4 Year Old Boo - Drought Affected

4 year old boo - stunted from years of drought.

This weekend ended up being a boo weekend. I potted up the Henon I got from JM Bamboo, potted up my yearling Moso seedlings, and today I went out to rescue the boo that was suffering at the back of my property.

And it’s a good thing I got the gumption to do it too. This boo has been in that soil for over 4 years. By all means, it should be 10′ tall or taller by now and be a nice clump. I had dug this boo up from a very lovely road-side patch next to a vineyard I was visiting here in town. Sadly, they have since bull-dozed that patch, tho I may revisit it and see if they missed anything. It was taller than the power-pole that it grew around – likely the reason it was bull-dozed – and the culms were at least 2″ in diameter. Very straight, very green and beautiful to behold.
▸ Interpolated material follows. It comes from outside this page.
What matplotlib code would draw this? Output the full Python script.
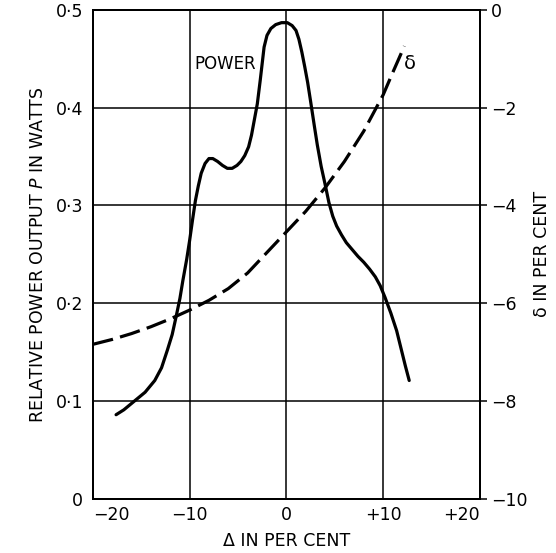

I dug up three rhizomes from this patch. Since I had a drip-irrigated little vineyard at the back of my property, I planted them out by that in hopes to form a hedge along the back of the fence. The drip kept them alive – but at the time I didn’t know that my top-soil and subsoil back there was only perhaps a foot deep – that entire part of the property is sitting on a sandstone shelf, as you will see when I get pictures posted of my pit greenhouse. So, neither the grapes nor the bamboo did well.

Dug Up Boo

Dug up boo - nice compact rootball.

A severe drought a year later hit us and really kept my drip busy. Even so the vines and boo didn’t have enough depth of soil to grow significantly. That winter I didn’t irrigate – shouldn’t have had to – but all my grapes grafted on root-stock died – they budded just fine that Spring, but with dead root-stock, there was nothing to keep them alive. Fortunately, my boo survived and all my own-roots grapes survived.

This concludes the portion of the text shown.